Over the years, OCAP has confronted a mounting agenda of austerity and social cutbacks. We began by challenging an NDP Government that had abandoned its progressive agenda and turned on poor people. In 1995, the brutally right wing Mike Harris Tories took power and OCAP was faced with a major cut to social assistance and an attack on the poor that had not been seen since the 1930s. We marched on the legislature, we resisted the implementation of workfare programs, we fought back against an explosion of homelessness and street deaths. Austerity deepened during those Tory years but OCAP’s resistance was also a defining feature of the period the Tories held office.

In 1999, we set up a ‘Safe Park’ Tent City in Allan gardens to demand shelter. We took mass delegations of the homeless to the Federal Parliament in Ottawa. In June of 2000, we marched to the Ontario Legislature to challenge the abandonment of the homeless and faced a brutal police attack in what became known as the ‘Queen’s Park Riot’. We have held a series of squatting actions that have led to some victories. In 2002, we held a building Parkdale for some three months, it what was known as the Pope Squat. Social housing was created in two buildings at 88-90 Carlton Street, following OCAP squatting actions.

Elected in 2003, the Liberals have played a crafty game of consolidating and deepening the Tory attacks on the poor, while pretending to be more progressive and caring. Under the camouflage of ‘poverty reduction,’ the war on the poor has intensified under the Liberals. We have challenged and exposed them, resisted their cutbacks and placed the demand to raise social assistance rates before them. When the Liberals took power in 2003, we intensified this struggle, demanding they act to address worsening poverty. In 2005, we began working to ensure people accessed the Special Diet Benefit, that enabled people on social assistance to obtain extra income if a medical provider deemed it necessary. We promoted knowledge of this benefit, organized clinics to sign people up for it and intervened on an ongoing basis to ensure OW and ODSP offices provided the income to those who qualified. Tens of millions of dollars went to poor people in this way.

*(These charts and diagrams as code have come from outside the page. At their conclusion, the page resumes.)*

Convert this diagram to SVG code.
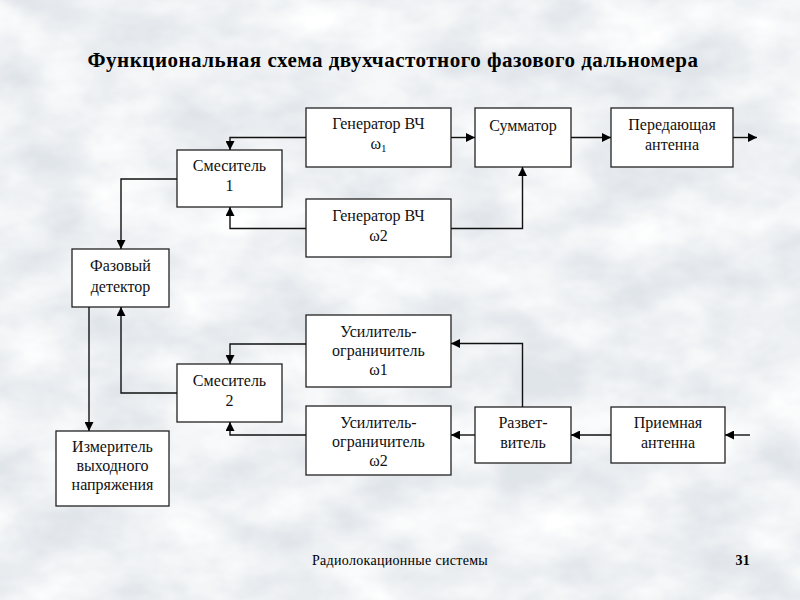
<svg xmlns="http://www.w3.org/2000/svg" width="800" height="600" viewBox="0 0 800 600" font-family="Liberation Serif, DejaVu Serif, serif">
<defs>
<filter id="clouds" x="0" y="0" width="100%" height="100%">
<feTurbulence type="fractalNoise" baseFrequency="0.012 0.02" numOctaves="4" seed="7" result="n"/>
<feColorMatrix in="n" type="matrix" values="0 0 0 0 1  0 0 0 0 1  0 0 0 0 1  0 0 0 -1.6 1.25" result="w"/>
<feComposite in="w" in2="SourceGraphic" operator="over"/>
</filter>
<marker id="arr" viewBox="0 0 10 10" refX="10" refY="5" markerWidth="9" markerHeight="9" markerUnits="userSpaceOnUse" orient="auto">
<path d="M0,0 L10,5 L0,10 z" fill="#000"/>
</marker>
<style>
.box{fill:#fff;stroke:#222;stroke-width:1.3}
.t{font-size:16px;fill:#111;text-anchor:middle}
.c{fill:none;stroke:#111;stroke-width:1.4;marker-end:url(#arr)}
.f{font-size:14px;fill:#000;letter-spacing:0.3px}
.title{font-size:21px;font-weight:bold;fill:#000;text-anchor:middle;letter-spacing:0.5px}
</style>
</defs>
<rect x="0" y="0" width="800" height="600" fill="#e0e5ea" filter="url(#clouds)"/>
<text class="title" x="393" y="67">Функциональная схема двухчастотного фазового дальномера</text>

<g id="gen1"><rect class="box" x="306" y="108" width="145" height="59"/><text class="t" x="378.5" y="129">Генератор ВЧ</text><text class="t" x="378.5" y="149">ω<tspan font-size="11" dy="3">1</tspan></text></g>
<g id="mix1"><rect class="box" x="177" y="150" width="105" height="57"/><text class="t" x="229.5" y="171">Смеситель</text><text class="t" x="229.5" y="191">1</text></g>
<g id="gen2"><rect class="box" x="306" y="199" width="145" height="58"/><text class="t" x="378.5" y="221">Генератор ВЧ</text><text class="t" x="378.5" y="241">ω2</text></g>
<g id="sum"><rect class="box" x="475" y="108" width="96" height="59"/><text class="t" x="523" y="131">Сумматор</text></g>
<g id="tx"><rect class="box" x="611" y="108" width="122" height="59"/><text class="t" x="672" y="130">Передающая</text><text class="t" x="672" y="150">антенна</text></g>
<g id="pd"><rect class="box" x="72" y="249" width="97" height="58"/><text class="t" x="120.5" y="271">Фазовый</text><text class="t" x="120.5" y="292">детектор</text></g>
<g id="amp1"><rect class="box" x="306" y="315" width="145" height="72"/><text class="t" x="378.5" y="337">Усилитель-</text><text class="t" x="378.5" y="356">ограничитель</text><text class="t" x="378.5" y="375">ω1</text></g>
<g id="mix2"><rect class="box" x="177" y="364" width="105" height="58"/><text class="t" x="229.5" y="386">Смеситель</text><text class="t" x="229.5" y="406">2</text></g>
<g id="amp2"><rect class="box" x="306" y="406" width="145" height="69"/><text class="t" x="378.5" y="428">Усилитель-</text><text class="t" x="378.5" y="447">ограничитель</text><text class="t" x="378.5" y="466">ω2</text></g>
<g id="split"><rect class="box" x="475" y="407" width="96" height="56"/><text class="t" x="523" y="428">Развет-</text><text class="t" x="523" y="448">витель</text></g>
<g id="rx"><rect class="box" x="611" y="407" width="114" height="56"/><text class="t" x="668" y="428">Приемная</text><text class="t" x="668" y="448">антенна</text></g>
<g id="meter"><rect class="box" x="56" y="431" width="113" height="75"/><text class="t" x="112.5" y="452">Измеритель</text><text class="t" x="112.5" y="471">выходного</text><text class="t" x="112.5" y="490">напряжения</text></g>

<g id="connectors">
<path class="c" d="M306,137.5 H230 V150"/>
<path class="c" d="M306,228.5 H230 V207"/>
<path class="c" d="M177,179 H121 V249"/>
<path class="c" d="M451,137.5 H475"/>
<path class="c" d="M571,137.5 H611"/>
<path class="c" d="M733,137.5 H757"/>
<path class="c" d="M451,228.5 H522.5 V167"/>
<path class="c" d="M89,307 V431"/>
<path class="c" d="M177,393 H121 V307"/>
<path class="c" d="M306,344 H230 V364"/>
<path class="c" d="M306,435 H230 V422"/>
<path class="c" d="M522.5,407 V343.5 H451"/>
<path class="c" d="M475,435 H451"/>
<path class="c" d="M611,435 H571"/>
<path class="c" d="M750,435 H725"/>
</g>

<text class="f" x="400" y="565" text-anchor="middle">Радиолокационные системы</text>
<text class="f" x="750" y="565" text-anchor="end" font-weight="bold">31</text>
</svg>
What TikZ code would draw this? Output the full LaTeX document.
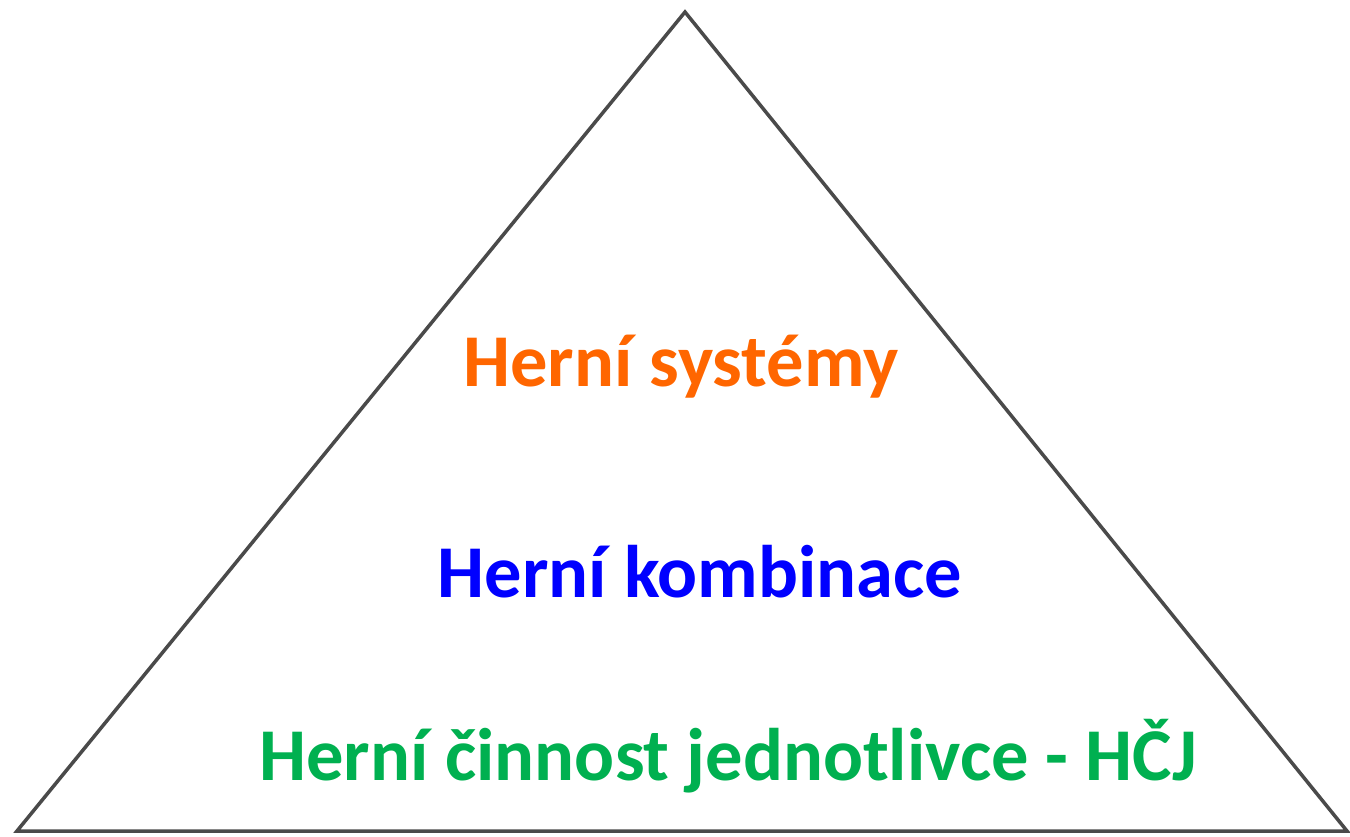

With a range of community and union allies, we have worked to build a Raise the Rates Coalition to fight for decent income. At this time, the Liberals are planning to keep people in poverty while they run a sham basic income pilot project. We are demanding that the nearly a million people on social assistance in Ontario get the additional income going to a mere 2,000 on the pilot.

As we have fought at the provincial level over the years, we have also taken on Toronto City Hall. We’ve challenge the failure to provide shelter for the homeless, the neglect of public housing tenants and the willful denial of income to people in poverty by the City’s Social Services. During the period in which Rob Ford was Mayor of Toronto, we occupied both City Hall and Metro Hall and forced the opening of a warming centre. A lengthy fight, including a women’s occupation demanded a won 24 hour drop in space for homeless women and trans people. With John Tory as Mayor, we have slept out in front of his condo and taken other direct actions. We have stopped shelter cuts and continue to fight for better conditions for poor and homeless people in the city.

OCAP has existed in period of worsening austerity but we have shown it is possible to fight to win, even in the face of such an agenda, and created a model of community based resistance that has won respect across Canada and internationally.